Bowhunting specifically for does is something that sounds so easy. After all, there are a pile of ladies in the woods and one doe is just as good as the next, so it shouldn't be terribly difficult. But it oftentimes is — especially in the last weeks of the season.
The deer that are left are survivors and they don't tolerate much in the way of sloppiness. Granted, if you've got a killer property that is locked up tight and you can sit over a lush food source, you probably won't encounter as much trouble in completing a venison mission. The rest of us, biding our time on public ground or heavily-hunted private, don't have it so easy.
Mature does, right now, are far from pushovers and they demand an attention to detail. They are certainly killable, but you'll need to do nearly everything right. Here's how.
Play The Buffet Correctly
I don't know how many deer-hunting experts have touted the advice that late-season bowhunters should sit on a food source and wait out hungry cervids. It's pretty hard to be wrong offering up such a simple strategy, but it falls far short of being really useful.
You do need to factor in destination food sources, because they matter. But killing any deer on them if they've been hunted hard for nearly a full season isn't going to happen most of the time. The days right now are short and the nights are long. This is a major advantage for the deer. They can, and often do, wait out the darkness before heading out to feed. Then, if you're perched at the edge of a field, you'll most likely spook them as you get down and the worst part is, you might not even know it.

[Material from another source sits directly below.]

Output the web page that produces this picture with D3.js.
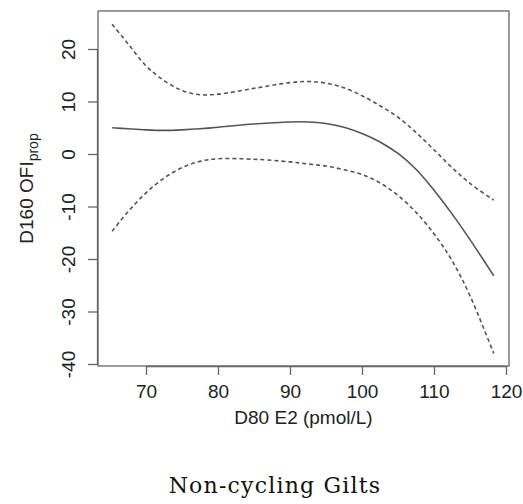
<!DOCTYPE html>
<html><head><meta charset="utf-8">
<script src="https://cdn.jsdelivr.net/npm/d3@7"></script>
<style>body{margin:0;background:#fff}</style>
</head><body>
<svg id="c" width="523" height="504"></svg>
<script>
const xs = [65.3, 67.5, 70, 72.5, 75, 77.5, 80, 85, 90, 92.5, 95, 97.5, 100, 102.5, 105, 107.5, 110, 112.5, 115, 118.3];
const fit = [5.0, 4.8, 4.6, 4.5, 4.6, 4.8, 5.1, 5.7, 6.1, 6.1, 5.8, 5.1, 3.9, 2.3, 0.1, -2.9, -6.9, -11.4, -16.3, -23.2];
const upper = [24.7, 21.0, 16.8, 14.0, 12.1, 11.3, 11.4, 12.5, 13.6, 13.8, 13.5, 12.6, 11.1, 9.2, 7.0, 4.1, 0.8, -2.6, -5.6, -8.8];
const lower = [-14.7, -11.0, -7.4, -4.6, -2.6, -1.4, -0.9, -1.0, -1.5, -1.9, -2.3, -3.0, -3.9, -5.5, -7.9, -11.1, -15.2, -20.3, -27.0, -38.0];
const xTicks = [70, 80, 90, 100, 110, 120];
const yTicks = [20, 10, 0, -10, -20, -30, -40];

const svg = d3.select("#c");
const L = 98, R = 509, T = 11, B = 366;
const x = d3.scaleLinear().domain([70, 120]).range([146, 506]);
const y = d3.scaleLinear().domain([0, -40]).range([154, 364]);
const font = "Liberation Sans, Arial, sans-serif";
const stroke = "#555";
const fmt = d => String(d);

svg.append("rect").attr("x", L).attr("y", T).attr("width", R - L).attr("height", B - T)
  .attr("fill", "none").attr("stroke", "#666").attr("stroke-width", 1.3);

const xa = svg.append("g").attr("transform", `translate(0,${B})`)
  .call(d3.axisBottom(x).tickValues(xTicks).tickSize(9).tickSizeOuter(0).tickFormat(fmt));
xa.select(".domain").attr("d", `M${x(70)},0.5H${x(120)}`).attr("stroke", "#666").attr("stroke-width", 1.3);
xa.selectAll(".tick line").attr("stroke", "#666").attr("stroke-width", 1.3);
xa.selectAll(".tick text").attr("font-family", font).attr("font-size", 19).attr("fill", "#222").attr("dy", "1.05em");

const ya = svg.append("g").attr("transform", `translate(${L},0)`)
  .call(d3.axisLeft(y).tickValues(yTicks).tickSize(10).tickSizeOuter(0).tickFormat(fmt));
ya.select(".domain").attr("d", `M-0.5,${y(20)}V${y(-40)}`).attr("stroke", "#666").attr("stroke-width", 1.3);
ya.selectAll(".tick line").attr("stroke", "#666").attr("stroke-width", 1.3);
ya.selectAll(".tick text").attr("font-family", font).attr("font-size", 19).attr("fill", "#222")
  .attr("text-anchor", "middle").attr("x", null)
  .attr("transform", "translate(-30,0) rotate(-90)").attr("dy", "0.35em");

const line = (vals) => d3.line().x((d, i) => x(xs[i])).y(d => y(d)).curve(d3.curveCatmullRom.alpha(0.5))(vals);
svg.append("path").attr("d", line(fit)).attr("fill", "none").attr("stroke", stroke).attr("stroke-width", 1.6);
[upper, lower].forEach(v => svg.append("path").attr("d", line(v)).attr("fill", "none")
  .attr("stroke", stroke).attr("stroke-width", 1.6).attr("stroke-dasharray", "4,3"));

svg.append("text").attr("x", (L + R) / 2).attr("y", 424).attr("text-anchor", "middle")
  .attr("font-family", font).attr("font-size", 19).attr("fill", "#222").text("D80 E2 (pmol/L)");

const yl = svg.append("text").attr("transform", `translate(33,${(T + B) / 2}) rotate(-90)`)
  .attr("text-anchor", "middle").attr("font-family", font).attr("font-size", 19).attr("fill", "#222");
yl.append("tspan").text("D160 OFI");
yl.append("tspan").attr("font-size", 14).attr("dy", 5).text("prop");

svg.append("text").attr("x", 275).attr("y", 493).attr("text-anchor", "middle")
  .attr("font-family", "DejaVu Serif, serif").attr("font-size", 22).attr("letter-spacing", 1.2).attr("fill", "#111")
  .text("Non-cycling Gilts");
</script>
</body></html>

Can you kill does on food sources, of course. But what if you don't?
Where They're Vulnerable
The space between where deer bed and fill their bellies is a far more reliable spot to arrow a doe. Some of these spots are staging areas, but others are simply travel routes from point A to B. What they all have in common is that they'll be areas where the deer will move during daylight. That matters.
The next, and most important step in the process is setting up an ambush that you can get to quietly. And without the wind betraying your presence. And that lets you get drawn on a cagey deer in the pin-drop quiet woods of early winter. See, easy right?
I recently spent several days hunting public land in northern Wisconsin. While I was hunting for a buck, I also focused on putting a doe in the freezer. I did not anticipate too many problems doing this.
The first doe that approached gave me a perfect 15-yard shot from my freshly hung portable. She didn't even let me get through half of my draw cycle before high-tailing it back into the alders. For my second attempt, I used a climbing stand to get up maybe 20 feet, which I assumed would be plenty high enough. It wasn't. She didn't even let me start to draw before taking off.
The third time, I buried a portable in a clump of trees that was surrounded by cover and would allow me to draw really early. This I did, and she still busted me at full draw up in my tree. Unfortunately for her, when she pegged me she had already stepped into my shooting lane.
Hang your stands high, brush them in, and if you can, face them directly away from where the deer should approach from. I'm to the point now where I'd rather be 25 yards from the deer than 10, so consider shot distance and anticipate that no matter how ninja-like you move and draw, you'll probably get busted unless you get your movements out of the way while the deer are still quite a ways from your stand. Anticipate all possible ways to get busted, and try to set your ambush to avoid as many as you can.
Very, very few bowhunters practice enough in the late-season. This is a mistake. I tend to set up a target specifically so I can shoot just a couple of arrows before I head out for an evening hunt. This allows me to shoot with most, or all, of my bulky clothes on.
This step provides a boost of confidence if everything goes right, and valuable clues if something goes wrong. Just make sure to set up the easiest-to-shoot scenario as possible so you will, in fact, shoot.
The key to all-things-late-season is comfort. You'll need layers of clothing that allow for a three-hour sit. If you get cold, it's over. I used to think chemical handwarmers were for lesser men than I, but I've outgrown that chest-thumping idiocy. I now think they are amazing, and I use them for every December hunt.
I don't want to suffer unnecessarily when I'm doing something I should enjoy, and neither should you.
Take the right steps to be comfortable on stand, and you'll realize all of the other steps you've taken were worth it. Especially when you see an old, long-nosed matriarch picking her way down the trail and you know the wind is right, she's not going to spot you, and the shot should go off without a hitch.